The exercise: Without the pictures, extract every line from the start of the material to the line containing "Chart.register(...registerables);", both ends included.

## Begin Information shown

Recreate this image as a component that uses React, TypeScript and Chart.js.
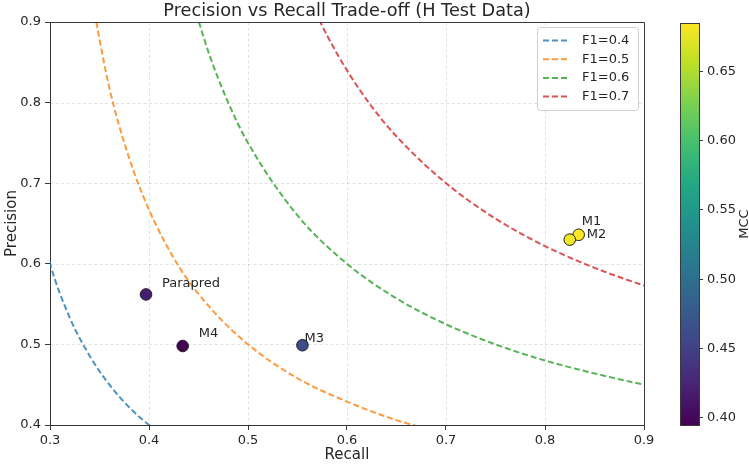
import { useEffect, useRef } from "react";
import { Chart, registerables } from "chart.js";

Chart.register(...registerables);

// Models on the precision/recall plane, coloured by MCC
const modelNames = ["Parapred", "M4", "M3", "M1", "M2"];
const modelRecall = [0.397, 0.434, 0.555, 0.834, 0.825];
const modelPrecision = [0.562, 0.498, 0.499, 0.636, 0.63];
const modelMcc = [0.418, 0.394, 0.462, 0.685, 0.68];

// Colour range of the MCC bar and its ticks
const mccRange = [0.394, 0.685];
const mccTicks = [0.4, 0.45, 0.5, 0.55, 0.6, 0.65];

// Axis ticks
const recallTicks = [0.3, 0.4, 0.5, 0.6, 0.7, 0.8, 0.9];
const precisionTicks = [0.4, 0.5, 0.6, 0.7, 0.8, 0.9];

// Iso-F1 reference curves: recall samples and the precision on each curve
const f1Labels = ["F1=0.4", "F1=0.5", "F1=0.6", "F1=0.7"];
const f1Recall04 = [0.28, 0.3, 0.32, 0.34, 0.36, 0.38, 0.4, 0.42];
const f1Precision04 = [0.7, 0.6, 0.533, 0.486, 0.45, 0.422, 0.4, 0.382];
const f1Recall05 = [0.34, 0.36, 0.38, 0.4, 0.43, 0.46, 0.5, 0.55, 0.6, 0.65, 0.7];
const f1Precision05 = [0.944, 0.818, 0.731, 0.667, 0.597, 0.548, 0.5, 0.458, 0.429, 0.406, 0.389];
const f1Recall06 = [0.44, 0.46, 0.48, 0.5, 0.55, 0.6, 0.65, 0.7, 0.75, 0.8, 0.85, 0.9, 0.92];
const f1Precision06 = [0.943, 0.863, 0.8, 0.75, 0.66, 0.6, 0.557, 0.525, 0.5, 0.48, 0.464, 0.45, 0.445];
const f1Recall07 = [0.56, 0.58, 0.6, 0.625, 0.65, 0.7, 0.75, 0.8, 0.85, 0.9, 0.92];
const f1Precision07 = [0.933, 0.883, 0.84, 0.795, 0.758, 0.7, 0.656, 0.622, 0.595, 0.573, 0.565];

const f1Curves = [
  [f1Recall04, f1Precision04],
  [f1Recall05, f1Precision05],
  [f1Recall06, f1Precision06],
  [f1Recall07, f1Precision07],
];
const f1Colors = [
  "rgba(31,119,180,0.8)",
  "rgba(255,127,14,0.8)",
  "rgba(44,160,44,0.8)",
  "rgba(214,39,40,0.8)",
];

// Pixel nudges for the model name annotations
const labelNudge: Record<string, [number, number]> = {
  Parapred: [16, -11],
  M4: [16, -12],
  M3: [2, -7],
  M1: [3, -13],
  M2: [17, -5],
};

const FONT = '"DejaVu Sans", "Liberation Sans", sans-serif';
const TEXT = "#262626";
const SPINE = "#3a3a3a";
const CURVE_DASH = [6, 3];

const VIRIDIS = [
  "#440154", "#482475", "#414487", "#355f8d", "#2a788e", "#21918c",
  "#22a884", "#44bf70", "#7ad151", "#bddf26", "#fde725",
];

function hexToRgb(h: string) {
  return [parseInt(h.slice(1, 3), 16), parseInt(h.slice(3, 5), 16), parseInt(h.slice(5, 7), 16)];
}

function viridis(t: number) {
  const c = Math.max(0, Math.min(1, t)) * (VIRIDIS.length - 1);
  const i = Math.min(Math.floor(c), VIRIDIS.length - 2);
  const f = c - i;
  const a = hexToRgb(VIRIDIS[i]);
  const b = hexToRgb(VIRIDIS[i + 1]);
  const m = a.map((v, k) => Math.round(v + (b[k] - v) * f));
  return `rgb(${m[0]},${m[1]},${m[2]})`;
}

const mccToT = (v: number) => (v - mccRange[0]) / (mccRange[1] - mccRange[0]);

// Dashed light grid behind the data
const gridPlugin = {
  id: "dashedGrid",
  beforeDatasetsDraw(chart: any) {
    const { ctx, chartArea: a, scales } = chart;
    ctx.save();
    ctx.strokeStyle = "rgba(0,0,0,0.15)";
    ctx.lineWidth = 0.8;
    ctx.setLineDash([3, 2.5]);
    recallTicks.forEach((v) => {
      const x = Math.round(scales.x.getPixelForValue(v)) + 0.5;
      ctx.beginPath();
      ctx.moveTo(x, a.top);
      ctx.lineTo(x, a.bottom);
      ctx.stroke();
    });
    precisionTicks.forEach((v) => {
      const y = Math.round(scales.y.getPixelForValue(v)) + 0.5;
      ctx.beginPath();
      ctx.moveTo(a.left, y);
      ctx.lineTo(a.right, y);
      ctx.stroke();
    });
    ctx.restore();
  },
};

const decorPlugin = {
  id: "decor",
  afterDraw(chart: any) {
    const { ctx, chartArea: a, scales } = chart;
    const xs = scales.x;
    const ys = scales.y;
    ctx.save();

    // top and right spines
    ctx.strokeStyle = SPINE;
    ctx.lineWidth = 1;
    ctx.beginPath();
    ctx.moveTo(a.left, a.top + 0.5);
    ctx.lineTo(a.right + 0.5, a.top + 0.5);
    ctx.lineTo(a.right + 0.5, a.bottom);
    ctx.stroke();

    // title
    ctx.fillStyle = TEXT;
    ctx.font = `17.7px ${FONT}`;
    ctx.textAlign = "center";
    ctx.textBaseline = "middle";
    ctx.fillText("Precision vs Recall Trade-off (H Test Data)", (a.left + a.right) / 2, 11);

    // model annotations
    ctx.font = `13px ${FONT}`;
    ctx.textAlign = "left";
    modelNames.forEach((name, i) => {
      const px = xs.getPixelForValue(modelRecall[i]);
      const py = ys.getPixelForValue(modelPrecision[i]);
      const [dx, dy] = labelNudge[name];
      ctx.fillText(name, px + dx, py + dy);
    });

    // legend
    const lw = 101;
    const lh = 83;
    const lx = a.right - 6 - lw;
    const ly = a.top + 5;
    ctx.fillStyle = "rgba(255,255,255,0.85)";
    ctx.strokeStyle = "#d0d0d0";
    ctx.lineWidth = 1;
    ctx.beginPath();
    (ctx as any).roundRect(lx + 0.5, ly + 0.5, lw, lh, 3);
    ctx.fill();
    ctx.stroke();
    f1Labels.forEach((label, i) => {
      const cy = ly + 13.5 + i * 18.7;
      ctx.strokeStyle = f1Colors[i];
      ctx.lineWidth = 2;
      ctx.setLineDash(CURVE_DASH);
      ctx.beginPath();
      ctx.moveTo(lx + 6, cy);
      ctx.lineTo(lx + 31, cy);
      ctx.stroke();
      ctx.setLineDash([]);
      ctx.fillStyle = TEXT;
      ctx.font = `13px ${FONT}`;
      ctx.textAlign = "left";
      ctx.textBaseline = "middle";
      ctx.fillText(label, lx + 45, cy);
    });

    // MCC colour bar
    const bl = a.right + 36;
    const bw = 19;
    const bt = a.top + 1;
    const bb = a.bottom;
    const grad = ctx.createLinearGradient(0, bb, 0, bt);
    VIRIDIS.forEach((c, i) => grad.addColorStop(i / (VIRIDIS.length - 1), c));
    ctx.fillStyle = grad;
    ctx.fillRect(bl, bt, bw, bb - bt);
    ctx.strokeStyle = SPINE;
    ctx.lineWidth = 1;
    ctx.strokeRect(bl + 0.5, bt + 0.5, bw, bb - bt);
    ctx.fillStyle = TEXT;
    ctx.font = `13px ${FONT}`;
    ctx.textAlign = "left";
    ctx.textBaseline = "middle";
    mccTicks.forEach((v) => {
      const y = Math.round(bb - mccToT(v) * (bb - bt)) + 0.5;
      ctx.beginPath();
      ctx.moveTo(bl + bw, y);
      ctx.lineTo(bl + bw + 4, y);
      ctx.stroke();
      ctx.fillText(v.toFixed(2), bl + bw + 8, y);
    });
    ctx.save();
    ctx.translate(745, (bt + bb) / 2);
    ctx.rotate(-Math.PI / 2);
    ctx.textAlign = "center";
    ctx.textBaseline = "middle";
    ctx.font = `13px ${FONT}`;
    ctx.fillText("MCC", 0, 0);
    ctx.restore();

    ctx.restore();
  },
};

export default function App() {
  const ref = useRef<HTMLCanvasElement | null>(null);

  useEffect(() => {
    document.body.style.margin = "0";
    const canvas = ref.current;
    if (!canvas) return;

    const curveSets = f1Curves.map(([rs, ps], i) => ({
      type: "scatter" as const,
      label: f1Labels[i],
      data: rs.map((r, k) => ({ x: r, y: ps[k] })),
      showLine: true,
      borderColor: f1Colors[i],
      backgroundColor: f1Colors[i],
      borderWidth: 2,
      borderDash: CURVE_DASH,
      pointRadius: 0,
      cubicInterpolationMode: "monotone" as const,
      order: 2,
    }));

    const pointSet = {
      type: "scatter" as const,
      label: "Models",
      data: modelNames.map((_, i) => ({ x: modelRecall[i], y: modelPrecision[i] })),
      backgroundColor: modelMcc.map((m) => viridis(mccToT(m))),
      borderColor: "#1e1e1e",
      borderWidth: 1,
      pointRadius: 5.8,
      order: 0,
    };

    const axisGrid = {
      drawOnChartArea: false,
      drawTicks: true,
      tickColor: SPINE,
      tickWidth: 1,
      tickLength: 5,
    };

    const chart = new Chart(canvas, {
      type: "scatter",
      data: { datasets: [pointSet, ...curveSets] as any },
      options: {
        animation: false,
        responsive: false,
        events: [],
        layout: { padding: { top: 22, right: 105, left: 0, bottom: 0 } },
        plugins: { legend: { display: false }, title: { display: false }, tooltip: { enabled: false } },
        scales: {
          x: {
            type: "linear",
            min: 0.3,
            max: 0.9,
            afterBuildTicks: (s: any) => {
              s.ticks = recallTicks.map((v) => ({ value: v }));
            },
            afterFit: (s: any) => {
              s.height = 39;
            },
            grid: axisGrid as any,
            border: { display: true, color: SPINE, width: 1 },
            ticks: {
              color: TEXT,
              padding: 3,
              font: { family: FONT, size: 13 },
              callback: (v: any) => Number(v).toFixed(1),
            },
            title: {
              display: true,
              text: "Recall",
              color: TEXT,
              font: { family: FONT, size: 15 },
              padding: { top: 0, bottom: 0 },
            },
          },
          y: {
            type: "linear",
            min: 0.4,
            max: 0.9,
            afterBuildTicks: (s: any) => {
              s.ticks = precisionTicks.map((v) => ({ value: v }));
            },
            afterFit: (s: any) => {
              s.width = 50;
            },
            grid: axisGrid as any,
            border: { display: true, color: SPINE, width: 1 },
            ticks: {
              color: TEXT,
              padding: 4,
              font: { family: FONT, size: 13 },
              callback: (v: any) => Number(v).toFixed(1),
            },
            title: {
              display: true,
              text: "Precision",
              color: TEXT,
              font: { family: FONT, size: 15 },
              padding: { top: 3, bottom: 0 },
            },
          },
        },
      },
      plugins: [gridPlugin, decorPlugin],
    });

    return () => chart.destroy();
  }, []);

  return (
    <div style={{ width: 749, height: 464 }}>
      <canvas ref={ref} width={749} height={464} style={{ display: "block", width: 749, height: 464 }} />
    </div>
  );
}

## End Information shown

Completed task:
Recreate this image as a component that uses React, TypeScript and Chart.js.
import { useEffect, useRef } from "react";
import { Chart, registerables } from "chart.js";

Chart.register(...registerables);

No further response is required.